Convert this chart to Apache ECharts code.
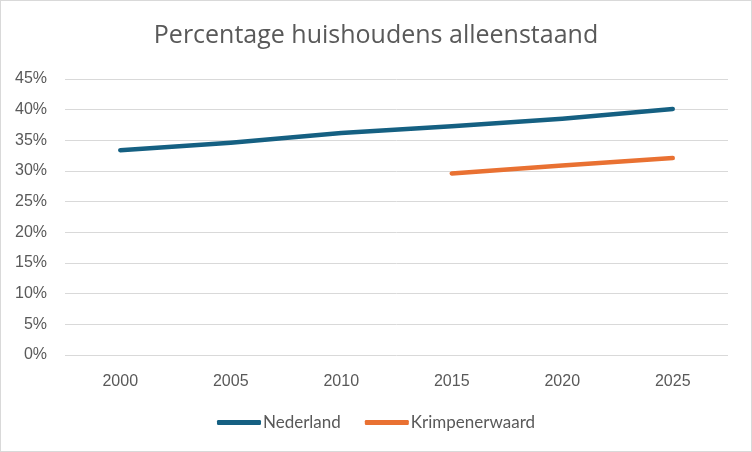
<!DOCTYPE html>
<html>
<head>
<meta charset="utf-8">
<script src="https://cdn.jsdelivr.net/npm/echarts@6/dist/echarts.min.js"></script>
<style>
  html, body { margin: 0; padding: 0; background: #fff; }
  #chart { width: 752px; height: 452px; box-sizing: border-box; border: 1px solid #d9d9d9; }
</style>
</head>
<body>
<div id="chart"></div>
<script>
// Data
const years = ['2000', '2005', '2010', '2015', '2020', '2025'];
const nederland = [33.4, 34.6, 36.2, 37.3, 38.5, 40.1];
const krimpenerwaard = [null, null, null, 29.6, 30.9, 32.1];

const chart = echarts.init(document.getElementById('chart'));

const lineSeries = (name, color, data) => ({
  name: name,
  type: 'line',
  data: data,
  symbol: 'none',
  connectNulls: false,
  lineStyle: { width: 4.5, color: color, cap: 'round', join: 'round' },
  itemStyle: { color: color }
});

const option = {
  animation: false,
  title: {
    text: 'Percentage huishoudens alleenstaand',
    left: 'center',
    top: 17,
    textStyle: { fontFamily: 'Open Sans', fontWeight: 'normal', fontSize: 25, color: '#595959' }
  },
  legend: {
    bottom: 15,
    left: 'center',
    itemWidth: 44,
    itemHeight: 5,
    itemGap: 24,
    icon: 'roundRect',
    textStyle: { fontFamily: 'Lato', fontSize: 17, color: '#595959', padding: [0, 0, 0, -3] },
    data: ['Nederland', 'Krimpenerwaard']
  },
  grid: { left: 64, right: 23, top: 78, bottom: 96 },
  xAxis: {
    type: 'category',
    data: years,
    boundaryGap: true,
    axisLine: { show: false },
    axisTick: { show: false },
    axisLabel: { margin: 19, fontFamily: 'Liberation Sans', fontSize: 16, color: '#595959' }
  },
  yAxis: {
    type: 'value',
    min: 0,
    max: 45,
    interval: 5,
    axisLine: { show: false },
    axisTick: { show: false },
    splitLine: { lineStyle: { color: '#d9d9d9', width: 1 } },
    axisLabel: { margin: 18, fontFamily: 'Liberation Sans', fontSize: 16, color: '#595959', formatter: '{value}%' }
  },
  series: [
    lineSeries('Nederland', '#156082', nederland),
    lineSeries('Krimpenerwaard', '#E97132', krimpenerwaard)
  ]
};

chart.setOption(option);
</script>
</body>
</html>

__________

(EXERCISE DESCRIPTION):
Restate the data above word for word. Do not include the images.

(WORKED ANSWER):
Convert this chart to Apache ECharts code.
<!DOCTYPE html>
<html>
<head>
<meta charset="utf-8">
<script src="https://cdn.jsdelivr.net/npm/echarts@6/dist/echarts.min.js"></script>
<style>
  html, body { margin: 0; padding: 0; background: #fff; }
  #chart { width: 752px; height: 452px; box-sizing: border-box; border: 1px solid #d9d9d9; }
</style>
</head>
<body>
<div id="chart"></div>
<script>
// Data
const years = ['2000', '2005', '2010', '2015', '2020', '2025'];
const nederland = [33.4, 34.6, 36.2, 37.3, 38.5, 40.1];
const krimpenerwaard = [null, null, null, 29.6, 30.9, 32.1];

const chart = echarts.init(document.getElementById('chart'));

const lineSeries = (name, color, data) => ({
  name: name,
  type: 'line',
  data: data,
  symbol: 'none',
  connectNulls: false,
  lineStyle: { width: 4.5, color: color, cap: 'round', join: 'round' },
  itemStyle: { color: color }
});

const option = {
  animation: false,
  title: {
    text: 'Percentage huishoudens alleenstaand',
    left: 'center',
    top: 17,
    textStyle: { fontFamily: 'Open Sans', fontWeight: 'normal', fontSize: 25, color: '#595959' }
  },
  legend: {
    bottom: 15,
    left: 'center',
    itemWidth: 44,
    itemHeight: 5,
    itemGap: 24,
    icon: 'roundRect',
    textStyle: { fontFamily: 'Lato', fontSize: 17, color: '#595959', padding: [0, 0, 0, -3] },
    data: ['Nederland', 'Krimpenerwaard']
  },
  grid: { left: 64, right: 23, top: 78, bottom: 96 },
  xAxis: {
    type: 'category',
    data: years,
    boundaryGap: true,
    axisLine: { show: false },
    axisTick: { show: false },
    axisLabel: { margin: 19, fontFamily: 'Liberation Sans', fontSize: 16, color: '#595959' }
  },
  yAxis: {
    type: 'value',
    min: 0,
    max: 45,
    interval: 5,
    axisLine: { show: false },
    axisTick: { show: false },
    splitLine: { lineStyle: { color: '#d9d9d9', width: 1 } },
    axisLabel: { margin: 18, fontFamily: 'Liberation Sans', fontSize: 16, color: '#595959', formatter: '{value}%' }
  },
  series: [
    lineSeries('Nederland', '#156082', nederland),
    lineSeries('Krimpenerwaard', '#E97132', krimpenerwaard)
  ]
};

chart.setOption(option);
</script>
</body>
</html>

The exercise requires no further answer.